A flood of books, articles, TV shows, and films marks the 50th anniversary of John F. Kennedy’s assassination. In these attempts to understand our 35th president’s brief legacy and its tragic conclusion, a reoccurring phrase is: “what could have been.” But there is also new focus on aspects of his presidency that have always nipped at the heels of his “Camelot” reputation—questions raised by his foreign policy agenda to combat Communism, for example, and his limited contributions to the civil rights movement.
A New York Times study revealed a 50 percent drop (60 percent to 10 percent) in the past decade in the number of Americans who consider JFK our greatest president. Journalist Adam Clymer writes that the public perception of Kennedy “has evolved from a charismatic young president who inspired youths around the world to a deeply flawed one whose oratory outstripped his accomplishments.”
But for all the criticism now surrounding JFK’s name, there is an aspect of his legacy of his that needs no defense: Kennedy’s championing of American youths’—especially college students’—service to those less fortunate than themselves. In October of the 1960 presidential campaign, then-Senator Kennedy spoke to 10,000 energized students at the University of Michigan, asking them: “How many of you, who are going to be doctors, are willing to spend your days in Ghana? Technicians or engineers, how many of you are willing to work in the Foreign Service and spend your lives traveling around the world?”
Senator Kennedy’s challenge to students, that they dedicate part of their lives to the American ideal of serving those in need around the world lead to the creation of the Peace Corps, an initiative that amassed the petitioned support of thousands of young Americans before the organization’s official establishment in 1961. American students immediately responded; in the 1960s, over 20,000 college students volunteered with the Peace Corps, working hand in hand with local people to improve living conditions worldwide.
But much has changed in this regard since Kennedy’s presidency, and recent statistics prompt concern about the priority of global service to the American youth.
In the last 42 years, 210,000 young men and women have served with the Peace Corps in 139 countries, combatting health dilemmas and working to develop local business. But there has been a dramatic drop-off in participants in recent years—only 8,000 Americans are currently registered as volunteers with the program.
In the highly-competitive and increasingly-connected world in which we live, there is no doubt that American students are under more pressure than ever to gain the skills they need for gainful employment.
American students, by and large, lack the international experience, cross-cultural understanding and foreign language skills to successfully compete in this globalized society, and the kind of international service heralded by Kennedy could, for many, represent a step toward acquiring such skills. Furthermore, while a college degree has become essential to many high-flying careers, I wonder, if that kind of status is really all there is to a full and rewarding life? JFK and his brothers could certainly have lived the glamorous and easy life of the rich, but were instead compelled to help others less fortunate than themselves.
But there are encouraging signs. In the last 20 years the number of American students studying abroad has tripled, and that number continues to rise; last year, 238,232 US students studied abroad—a 3 percent gain from the previous year.
However, if one takes a closer look, that’s really only 10 percent of the American college students.
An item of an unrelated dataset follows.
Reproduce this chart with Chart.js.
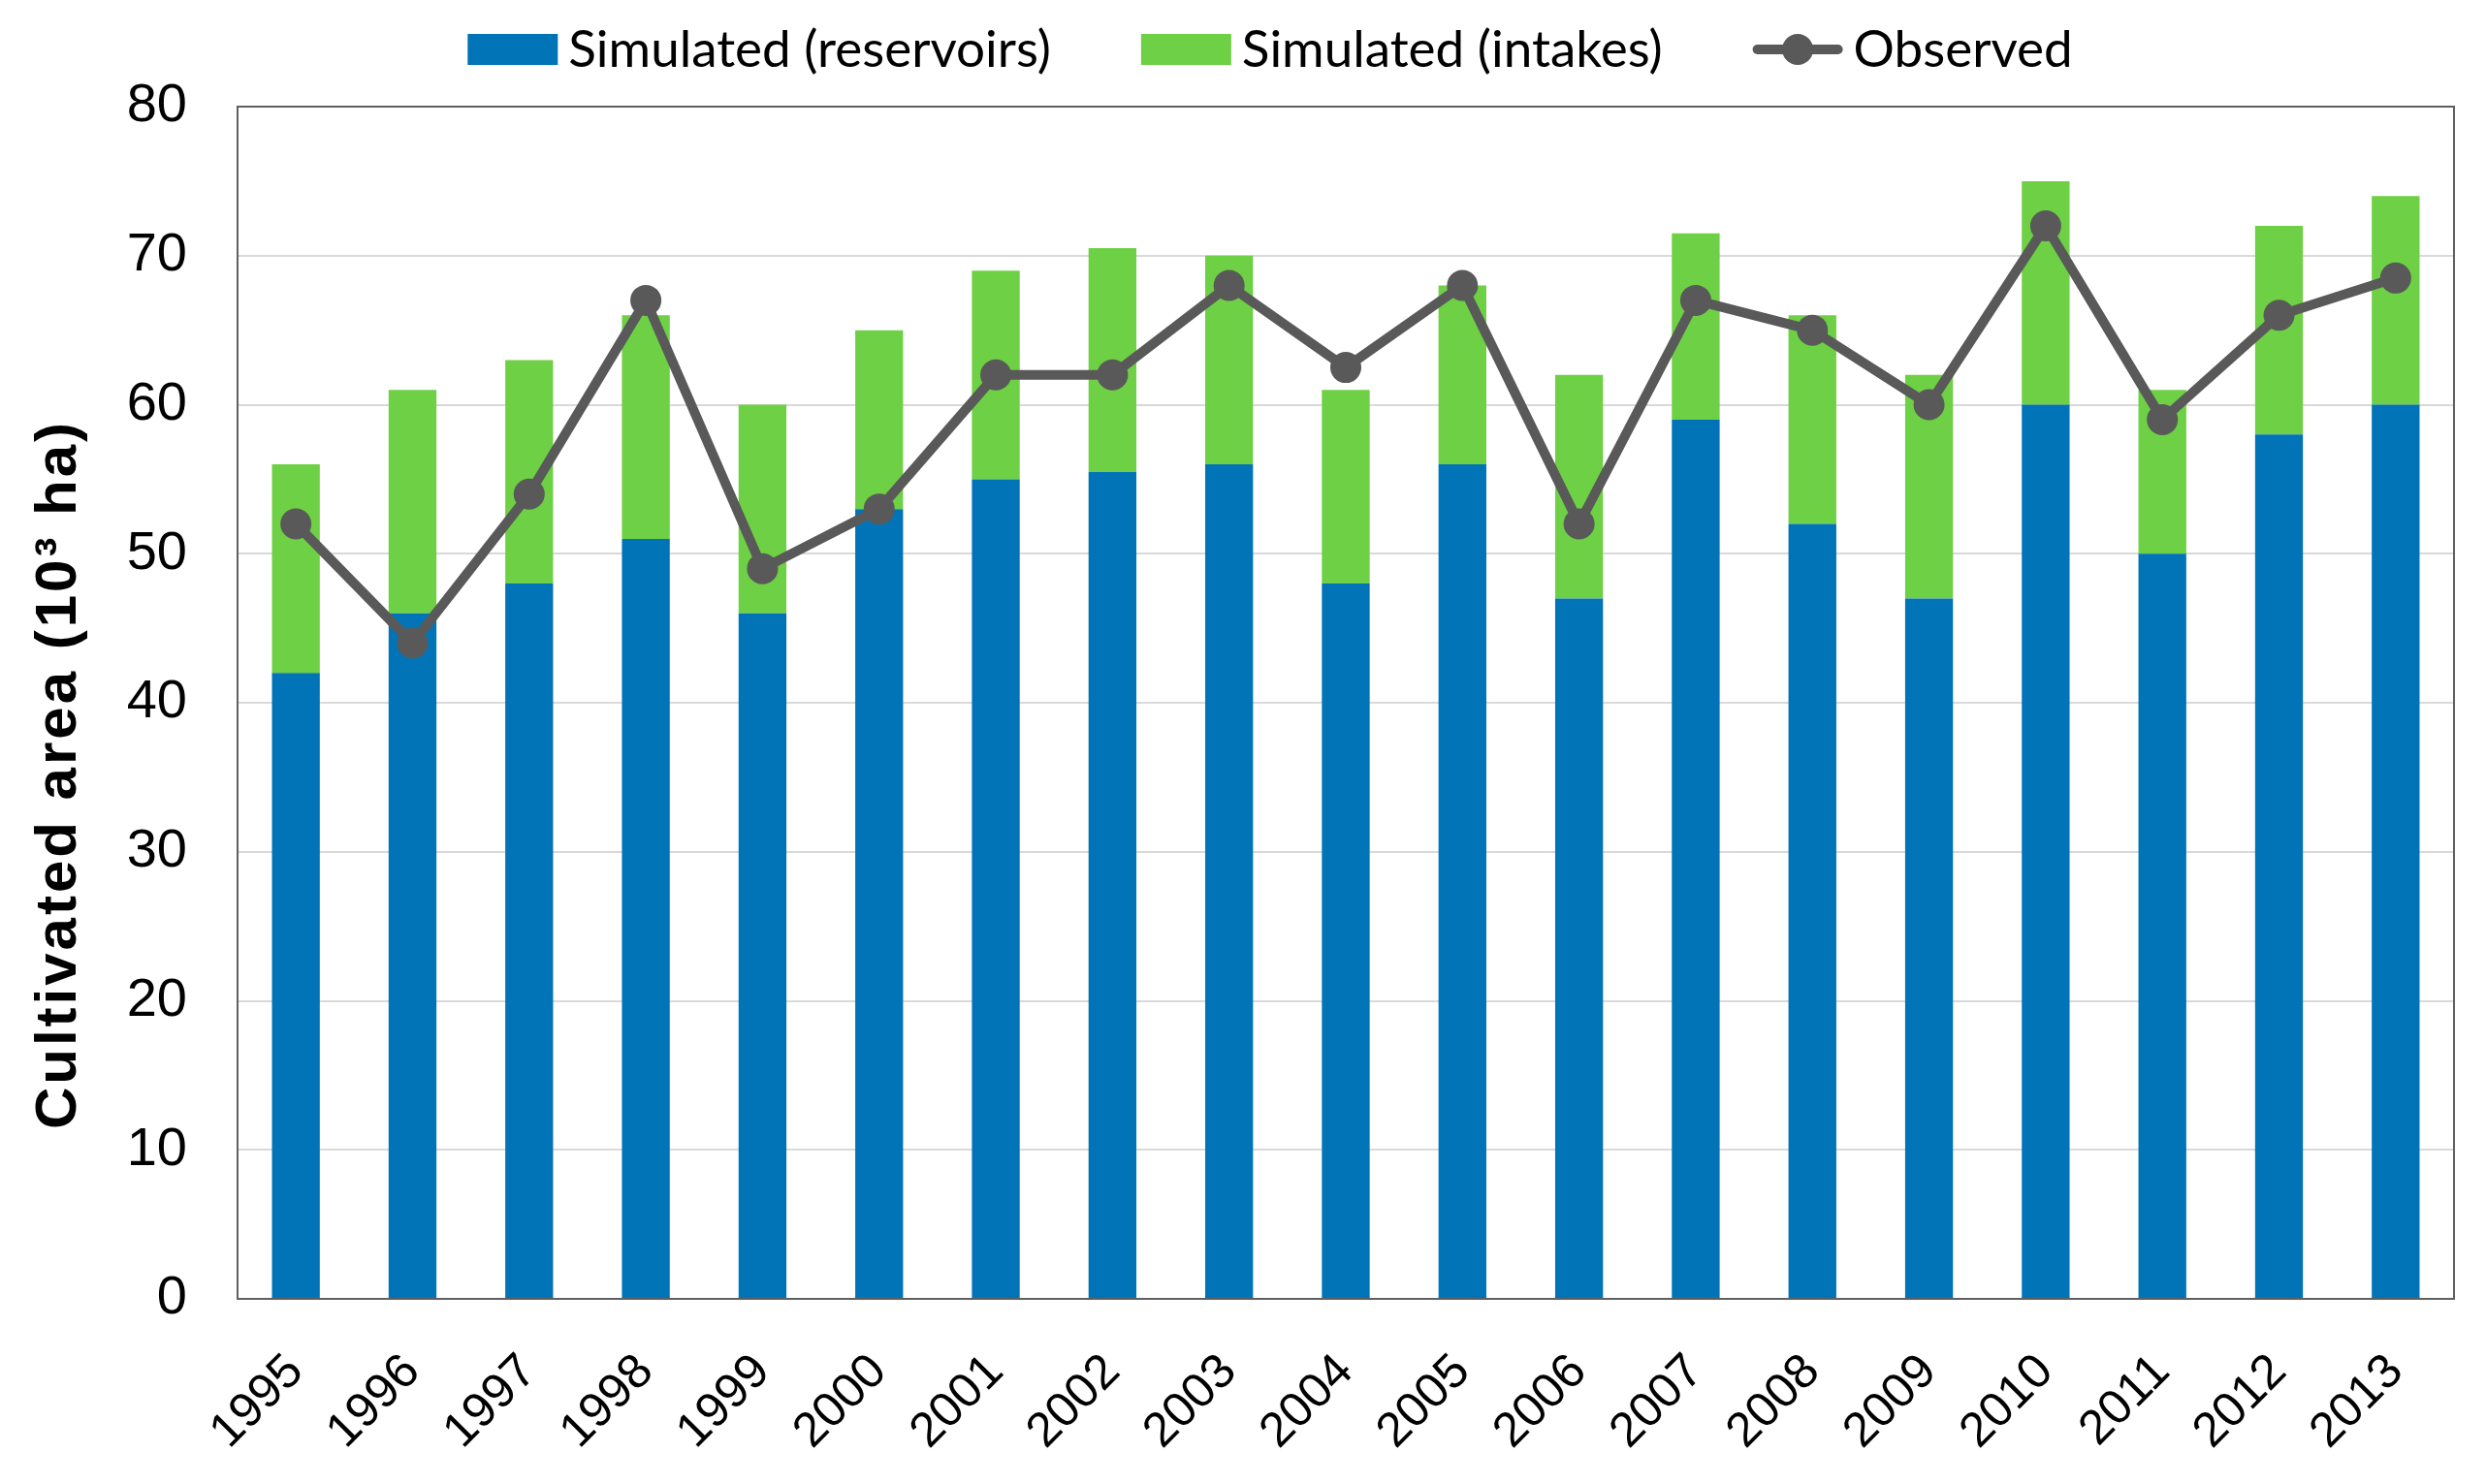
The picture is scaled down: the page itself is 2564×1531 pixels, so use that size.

And these American students are going abroad, on average, for a shorter periods than the international students coming here. Last year, 819,644 foreign students came to the U.S. and the top three countries represented—China, South Korea, and India—comprise some of our biggest competition on the international job market.
How can we ensure our country’s future when we’re so outmatched in this ratio of cultural exchange? It’s bad enough that only 30 percent of Americans own passports.
The College’s Office of Off-campus study does an excellent job of encouraging its students to study and serve abroad. Each year, approximately 230 Bowdoin students study away and by graduation more than half of each graduating class will have studied overseas. But, unfortunately, most American college students don’t follow suit. Most of them enter college with rudimentary foreign language skills and little curiosity about the world around them.
Outside of the U.S. university system, initiatives do exist to encourage students to study aborad, such as the “100,000 Strong” program established in 2009 by the State Deparment to increase the number and diversify the makeup of American students studying in China. We need several more programs like this to demonstrate the merits of international and cross-cultural experiences.
“Ask not what your country can do for you; ask what you can for your country.”
I might have been born 32 years after JFK’s death, but his 1961 exortation still strikes a powerful chord with me. There has always been a strain of xenophobia in this country, and in Congress in particular. Putting our heads in the sand has never worked as foreign policy, but this sentiment will only change if American youth seize the global opportunities available to them.